**Stated problem**
Exactly as written, quote every line that follows, skipping the images.

**Dataset section**
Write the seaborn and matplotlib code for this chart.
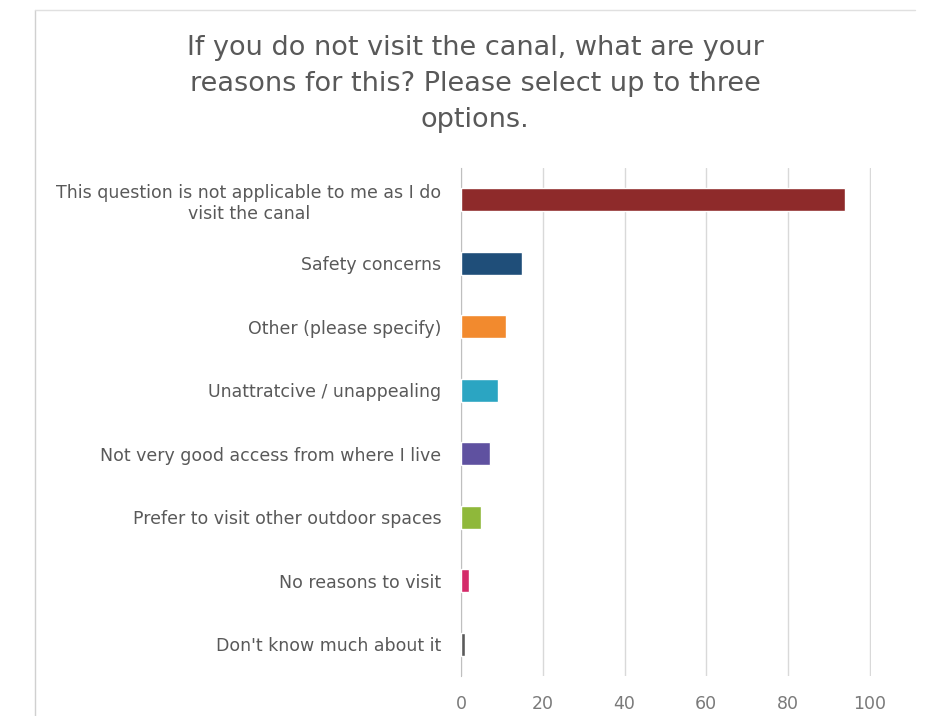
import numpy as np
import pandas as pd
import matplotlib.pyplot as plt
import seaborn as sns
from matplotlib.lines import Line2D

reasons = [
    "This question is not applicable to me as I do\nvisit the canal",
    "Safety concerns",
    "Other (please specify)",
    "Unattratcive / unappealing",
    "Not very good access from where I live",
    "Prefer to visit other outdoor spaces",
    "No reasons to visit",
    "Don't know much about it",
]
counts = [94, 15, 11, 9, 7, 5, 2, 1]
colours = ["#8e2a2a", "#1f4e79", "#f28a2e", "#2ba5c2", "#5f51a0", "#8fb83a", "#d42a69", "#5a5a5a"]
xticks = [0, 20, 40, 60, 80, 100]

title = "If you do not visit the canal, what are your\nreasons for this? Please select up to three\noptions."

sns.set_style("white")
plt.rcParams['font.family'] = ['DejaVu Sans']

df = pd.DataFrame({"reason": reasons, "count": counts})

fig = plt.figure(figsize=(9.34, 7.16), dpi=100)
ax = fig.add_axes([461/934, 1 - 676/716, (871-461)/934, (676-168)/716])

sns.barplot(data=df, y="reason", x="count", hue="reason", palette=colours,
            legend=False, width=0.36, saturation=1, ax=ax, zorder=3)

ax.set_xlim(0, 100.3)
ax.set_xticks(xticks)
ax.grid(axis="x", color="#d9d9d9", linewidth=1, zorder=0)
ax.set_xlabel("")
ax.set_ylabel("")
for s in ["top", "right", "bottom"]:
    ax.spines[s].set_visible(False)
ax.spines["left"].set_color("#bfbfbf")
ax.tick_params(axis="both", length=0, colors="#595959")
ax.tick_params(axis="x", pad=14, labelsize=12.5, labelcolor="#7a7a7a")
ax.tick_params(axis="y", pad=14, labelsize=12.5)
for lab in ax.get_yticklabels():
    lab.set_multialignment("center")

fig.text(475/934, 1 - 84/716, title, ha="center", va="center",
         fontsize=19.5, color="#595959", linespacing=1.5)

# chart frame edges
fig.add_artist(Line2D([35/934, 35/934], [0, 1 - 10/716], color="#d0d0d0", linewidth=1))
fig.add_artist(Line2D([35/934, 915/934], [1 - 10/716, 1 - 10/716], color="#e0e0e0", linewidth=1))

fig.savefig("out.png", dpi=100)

**Response below**
Write the seaborn and matplotlib code for this chart.
import numpy as np
import pandas as pd
import matplotlib.pyplot as plt
import seaborn as sns
from matplotlib.lines import Line2D

reasons = [
    "This question is not applicable to me as I do\nvisit the canal",
    "Safety concerns",
    "Other (please specify)",
    "Unattratcive / unappealing",
    "Not very good access from where I live",
    "Prefer to visit other outdoor spaces",
    "No reasons to visit",
    "Don't know much about it",
]
counts = [94, 15, 11, 9, 7, 5, 2, 1]
colours = ["#8e2a2a", "#1f4e79", "#f28a2e", "#2ba5c2", "#5f51a0", "#8fb83a", "#d42a69", "#5a5a5a"]
xticks = [0, 20, 40, 60, 80, 100]

title = "If you do not visit the canal, what are your\nreasons for this? Please select up to three\noptions."

sns.set_style("white")
plt.rcParams['font.family'] = ['DejaVu Sans']

df = pd.DataFrame({"reason": reasons, "count": counts})

fig = plt.figure(figsize=(9.34, 7.16), dpi=100)
ax = fig.add_axes([461/934, 1 - 676/716, (871-461)/934, (676-168)/716])

sns.barplot(data=df, y="reason", x="count", hue="reason", palette=colours,
            legend=False, width=0.36, saturation=1, ax=ax, zorder=3)

ax.set_xlim(0, 100.3)
ax.set_xticks(xticks)
ax.grid(axis="x", color="#d9d9d9", linewidth=1, zorder=0)
ax.set_xlabel("")
ax.set_ylabel("")
for s in ["top", "right", "bottom"]:
    ax.spines[s].set_visible(False)
ax.spines["left"].set_color("#bfbfbf")
ax.tick_params(axis="both", length=0, colors="#595959")
ax.tick_params(axis="x", pad=14, labelsize=12.5, labelcolor="#7a7a7a")
ax.tick_params(axis="y", pad=14, labelsize=12.5)
for lab in ax.get_yticklabels():
    lab.set_multialignment("center")

fig.text(475/934, 1 - 84/716, title, ha="center", va="center",
         fontsize=19.5, color="#595959", linespacing=1.5)

# chart frame edges
fig.add_artist(Line2D([35/934, 35/934], [0, 1 - 10/716], color="#d0d0d0", linewidth=1))
fig.add_artist(Line2D([35/934, 915/934], [1 - 10/716, 1 - 10/716], color="#e0e0e0", linewidth=1))

fig.savefig("out.png", dpi=100)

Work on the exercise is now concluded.